Focus on the Constitution
Constitutional Crises of the Civil War Senate
From secession to Reconstruction, the Senate of the Civil War era confronted a number of constitutional crises. Marking the conclusion of the sesquicentennial commemoration of the Civil War and in recognition of Constitution Day, the Senate explores the issues, personalities, and challenges of this era.
For the first 75 years of its history, the Senate considered the constitutional definition of a quorum to be a simple majority—half plus one—whether or not those seats happened to be filled. The secession of Southern states, and the withdrawal and expulsion of senators sympathetic to the Confederacy, forced the Senate to reconsider its definition of a quorum in order to carry out its constitutional duties.

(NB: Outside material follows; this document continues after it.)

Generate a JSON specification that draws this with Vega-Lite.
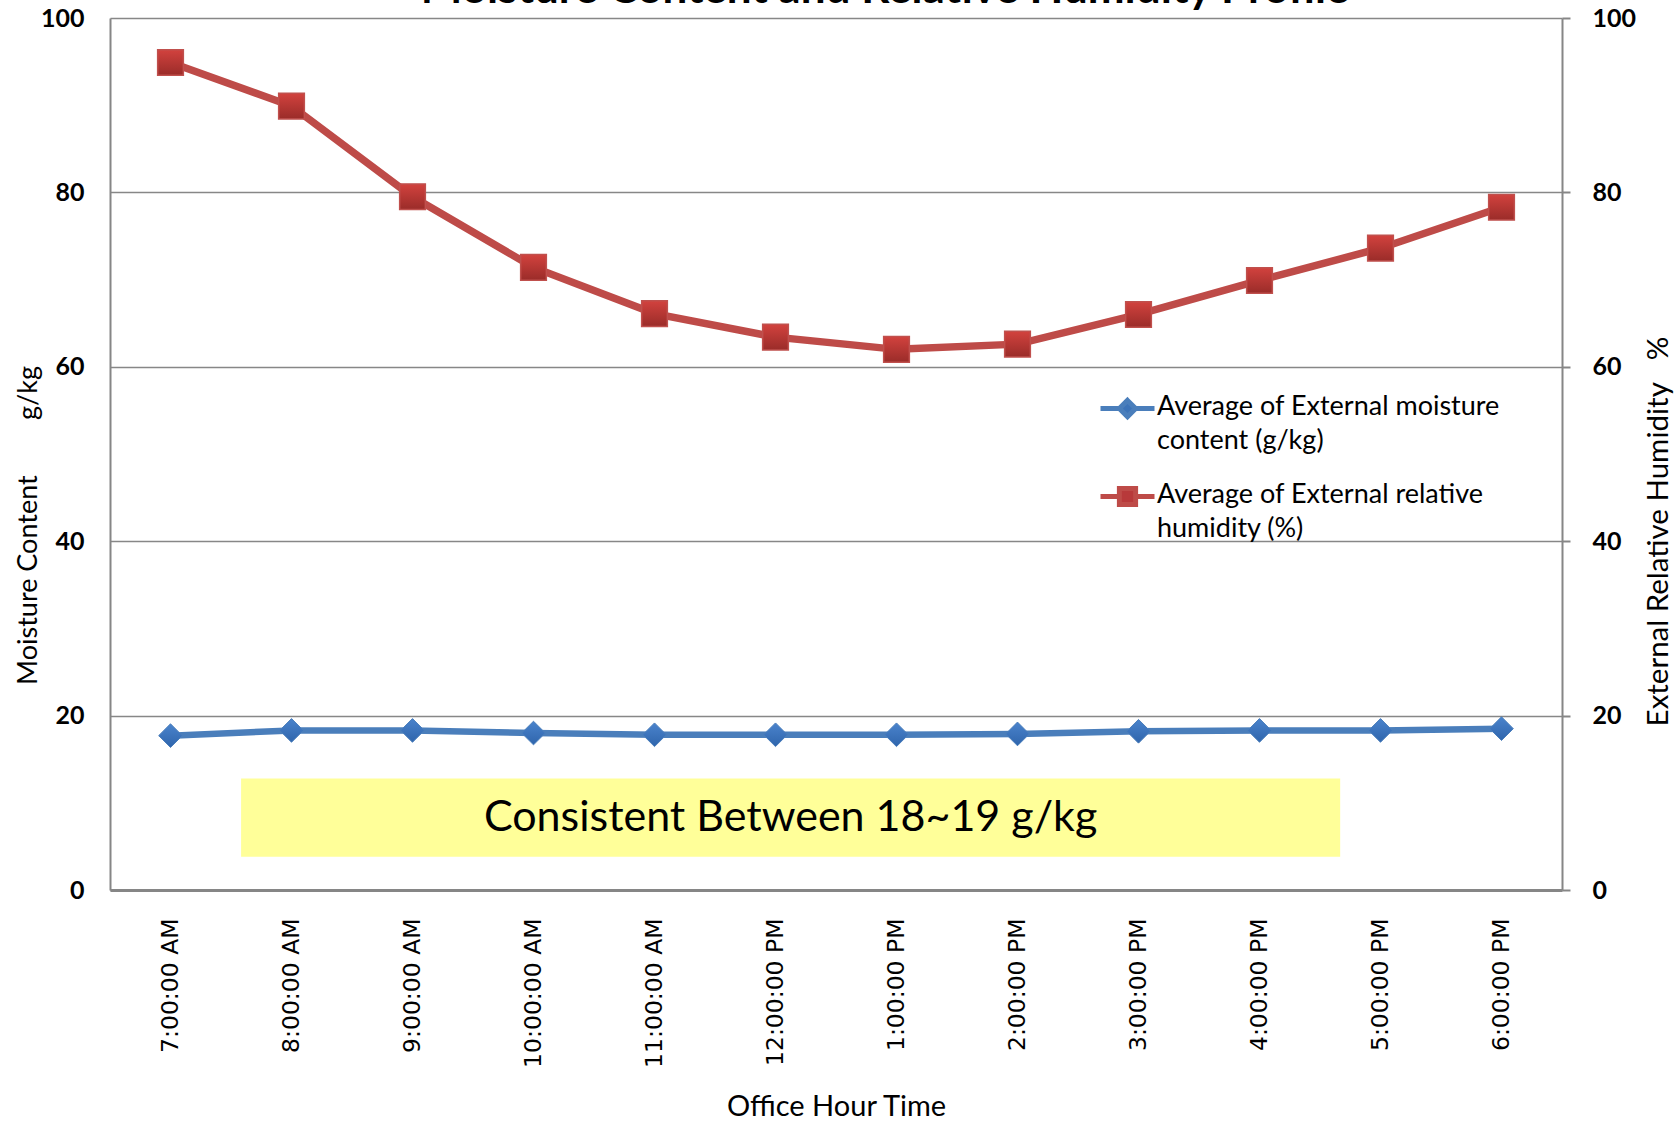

The Civil War Senate faced other constitutional issues throughout the war. When Virginia seceded from the Union in April of 1861, for example, a pro-Union “rump” government in the northwestern part of the state elected two U.S. senators. Should the Senate confirm the constitutional validity of these elections? How would Congress prepare for the constitutional challenges at war’s end, particularly the integration of newly emancipated African Americans into the political life of the nation? What new constitutional amendments would be needed to extend civil and legal protections to former slaves? Under what conditions would seceded states be readmitted to representation in Congress? The era of the Civil War presented the Senate with some of the most daunting challenges of its long history.